Business communications infrastructure is evolving and fast. But how do you know what’s going to be best for your small business? Are their consequences of not having a landline?
To help you figure that out, here are a few factors well worth considering…
Many sole traders and small businesses could potentially end a monthly business line rental charge by choosing to solely use an existing mobile phone instead. This is because both the line and mobile rental services are billed monthly and in advance. Paying for both can be an unnecessary luxury.
However, there are a few things to bear in mind:
if you need a broadband connection, you’ll require a land line rental for that anyhow
depending on how many calls you generally make, your mobile plan may need changing to include more calls, which could eat into savings from the cancelled line rental
if you have employees who need phones, you'll need to decide whether it’s better to provide them with a business mobile or reimburse them for work calls made on their own personal phones
it’s likely that you’ll have a contract in place for your line rental, and if that’s the case, there’s no sense in ending the service until it’s out of contract
You don’t want to be relying on a mobile for business calls if you are based in an area with weak/no mobile signal. That would be disastrous! So always confirm service coverage is good where you need it to be before committing yourself to mobile only comms.

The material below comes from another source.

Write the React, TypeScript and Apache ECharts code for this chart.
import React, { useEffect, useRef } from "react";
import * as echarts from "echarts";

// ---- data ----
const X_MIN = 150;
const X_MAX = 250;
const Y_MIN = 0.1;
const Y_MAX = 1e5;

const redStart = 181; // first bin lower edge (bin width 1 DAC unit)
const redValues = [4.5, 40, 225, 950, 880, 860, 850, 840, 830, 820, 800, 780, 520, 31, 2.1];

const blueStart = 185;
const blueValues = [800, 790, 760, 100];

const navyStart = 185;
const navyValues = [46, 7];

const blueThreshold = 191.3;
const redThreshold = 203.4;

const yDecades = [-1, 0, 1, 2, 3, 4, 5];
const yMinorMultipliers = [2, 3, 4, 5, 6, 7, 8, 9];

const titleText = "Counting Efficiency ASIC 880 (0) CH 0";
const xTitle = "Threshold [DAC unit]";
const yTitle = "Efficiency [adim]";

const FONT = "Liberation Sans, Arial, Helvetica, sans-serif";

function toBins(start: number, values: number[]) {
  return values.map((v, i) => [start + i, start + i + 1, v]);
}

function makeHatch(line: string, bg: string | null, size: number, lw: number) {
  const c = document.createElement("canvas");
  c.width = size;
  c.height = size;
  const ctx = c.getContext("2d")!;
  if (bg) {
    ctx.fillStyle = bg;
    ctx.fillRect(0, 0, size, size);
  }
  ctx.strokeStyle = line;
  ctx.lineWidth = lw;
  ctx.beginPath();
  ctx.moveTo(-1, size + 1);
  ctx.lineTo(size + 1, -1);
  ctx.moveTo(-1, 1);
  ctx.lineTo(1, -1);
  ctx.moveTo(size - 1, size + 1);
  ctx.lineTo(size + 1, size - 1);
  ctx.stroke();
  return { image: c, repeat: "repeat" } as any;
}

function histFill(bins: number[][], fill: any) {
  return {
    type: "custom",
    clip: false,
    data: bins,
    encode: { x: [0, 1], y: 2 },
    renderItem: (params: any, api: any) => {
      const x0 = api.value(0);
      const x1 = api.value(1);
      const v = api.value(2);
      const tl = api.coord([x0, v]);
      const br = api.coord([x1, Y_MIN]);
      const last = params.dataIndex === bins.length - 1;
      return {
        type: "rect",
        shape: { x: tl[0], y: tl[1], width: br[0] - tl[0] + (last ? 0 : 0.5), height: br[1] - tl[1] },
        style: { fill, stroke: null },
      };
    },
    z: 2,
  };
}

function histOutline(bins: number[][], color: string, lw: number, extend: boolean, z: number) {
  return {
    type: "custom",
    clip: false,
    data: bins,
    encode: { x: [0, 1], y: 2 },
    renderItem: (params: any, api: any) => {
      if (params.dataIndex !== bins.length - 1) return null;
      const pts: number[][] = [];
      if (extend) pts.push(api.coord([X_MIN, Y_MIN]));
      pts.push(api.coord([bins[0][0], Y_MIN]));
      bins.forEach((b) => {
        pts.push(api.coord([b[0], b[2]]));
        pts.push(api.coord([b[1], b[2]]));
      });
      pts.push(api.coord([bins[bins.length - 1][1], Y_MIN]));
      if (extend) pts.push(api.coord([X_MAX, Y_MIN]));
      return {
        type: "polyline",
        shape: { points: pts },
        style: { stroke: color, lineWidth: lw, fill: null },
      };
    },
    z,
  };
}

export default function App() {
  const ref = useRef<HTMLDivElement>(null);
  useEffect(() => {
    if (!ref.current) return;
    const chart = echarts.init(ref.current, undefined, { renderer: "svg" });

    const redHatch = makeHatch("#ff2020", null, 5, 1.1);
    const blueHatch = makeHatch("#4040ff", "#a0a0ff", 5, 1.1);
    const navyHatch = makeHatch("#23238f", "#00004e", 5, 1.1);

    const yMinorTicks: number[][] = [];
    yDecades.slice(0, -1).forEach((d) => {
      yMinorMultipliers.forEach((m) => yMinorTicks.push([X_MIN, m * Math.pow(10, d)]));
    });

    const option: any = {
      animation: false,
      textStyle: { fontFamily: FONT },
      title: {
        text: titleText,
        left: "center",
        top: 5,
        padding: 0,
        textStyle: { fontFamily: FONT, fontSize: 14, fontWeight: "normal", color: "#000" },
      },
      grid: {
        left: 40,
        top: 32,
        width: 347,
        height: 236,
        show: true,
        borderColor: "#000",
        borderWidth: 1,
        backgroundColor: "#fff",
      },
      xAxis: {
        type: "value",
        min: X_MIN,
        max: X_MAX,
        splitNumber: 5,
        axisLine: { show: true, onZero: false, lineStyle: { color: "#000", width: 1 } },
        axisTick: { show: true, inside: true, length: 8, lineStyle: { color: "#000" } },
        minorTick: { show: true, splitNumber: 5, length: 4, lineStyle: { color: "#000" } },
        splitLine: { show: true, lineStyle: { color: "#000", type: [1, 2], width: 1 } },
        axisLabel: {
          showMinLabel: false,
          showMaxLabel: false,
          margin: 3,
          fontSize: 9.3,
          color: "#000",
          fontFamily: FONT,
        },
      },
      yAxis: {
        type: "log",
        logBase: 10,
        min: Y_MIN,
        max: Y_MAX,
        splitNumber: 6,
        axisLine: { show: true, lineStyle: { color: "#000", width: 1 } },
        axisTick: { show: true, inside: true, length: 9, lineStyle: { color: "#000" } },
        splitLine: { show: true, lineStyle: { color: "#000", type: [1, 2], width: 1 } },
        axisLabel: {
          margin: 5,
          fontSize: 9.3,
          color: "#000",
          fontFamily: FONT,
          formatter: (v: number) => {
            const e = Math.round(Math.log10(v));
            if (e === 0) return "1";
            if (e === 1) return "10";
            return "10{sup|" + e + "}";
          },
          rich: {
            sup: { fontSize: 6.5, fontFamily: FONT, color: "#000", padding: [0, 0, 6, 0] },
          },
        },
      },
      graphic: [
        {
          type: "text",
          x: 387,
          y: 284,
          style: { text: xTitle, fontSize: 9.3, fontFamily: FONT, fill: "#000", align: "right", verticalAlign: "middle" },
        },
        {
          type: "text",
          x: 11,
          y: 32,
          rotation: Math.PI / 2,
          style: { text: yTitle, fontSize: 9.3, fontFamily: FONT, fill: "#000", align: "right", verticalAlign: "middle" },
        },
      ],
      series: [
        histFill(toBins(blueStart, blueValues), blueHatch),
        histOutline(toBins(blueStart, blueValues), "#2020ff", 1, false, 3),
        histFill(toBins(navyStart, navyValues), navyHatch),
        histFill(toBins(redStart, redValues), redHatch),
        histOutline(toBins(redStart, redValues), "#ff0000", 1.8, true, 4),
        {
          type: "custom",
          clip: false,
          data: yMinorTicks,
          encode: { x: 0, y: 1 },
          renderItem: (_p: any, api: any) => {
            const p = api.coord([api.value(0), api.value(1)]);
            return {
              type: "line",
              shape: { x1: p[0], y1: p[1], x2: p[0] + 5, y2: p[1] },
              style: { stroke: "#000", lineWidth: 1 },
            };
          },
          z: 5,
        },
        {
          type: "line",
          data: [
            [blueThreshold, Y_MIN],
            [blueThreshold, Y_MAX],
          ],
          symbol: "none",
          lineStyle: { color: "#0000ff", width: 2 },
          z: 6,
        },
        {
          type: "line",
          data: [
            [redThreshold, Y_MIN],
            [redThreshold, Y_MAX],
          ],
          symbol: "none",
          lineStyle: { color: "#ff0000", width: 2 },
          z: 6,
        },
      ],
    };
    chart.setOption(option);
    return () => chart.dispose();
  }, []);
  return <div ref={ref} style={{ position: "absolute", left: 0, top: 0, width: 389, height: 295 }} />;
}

Office phones are classed as a business expense by HMRC, so you can deduct 100 percent of the cost. If you chose to use an existing personal mobile, you can only deduct costs of business-related calls. And it can be a laborious task working that out accurately! Plus, you'll need to hold onto records so there’s a paper trail of your business use. That’s not to say it wouldn’t be worthwhile, but you do need to weigh it up first.
Would VoIP be better?
Depending on your business size and set up, you could be better off looking at a Voice over IP (VoIP) option. This uses your internet connection to send and received calls. VoIP can manage multiple ‘voice lines’ over a single internet connection and is much cheaper than using traditional analogue lines. Calls are cheaper too.
It’s worth bearing in mind that if your Internet connection goes down for any reason, VoIP goes down, too. You’ll also need to upgrade your office phones to make them compatible.
More and more small businesses are adopting VoIP now though because the cost-savings and benefits stack up so well. It’s worth noting that VoIP is beautifully scalable, so you can add/remove handsets and extensions without embarking on fresh contracts.
Over to you
Have a think about your businesses needs and decide on the right communications solution. All good telecoms providers will conduct a free cost saving analysis for you as part of their quote, so you can see whether a VoIP solution will stack up. Or if you’re a sole trader, you might find switching to use a personal mobile is better. Remember to consider you current commitments and contract end dates, communications needs, location and need for scalability in the future.
Whatever you decide, it’s clear that businesses across the UK are increasingly moving away from landlines. In 2010, UK firms had more than 10m landline numbers, but by the end of last year that had fallen by 35% to 6.4m, according to the communications regulator Ofcom. The time spent by businesses on landline calls has halved, from 38m minutes in 2010 to just under 19m last year.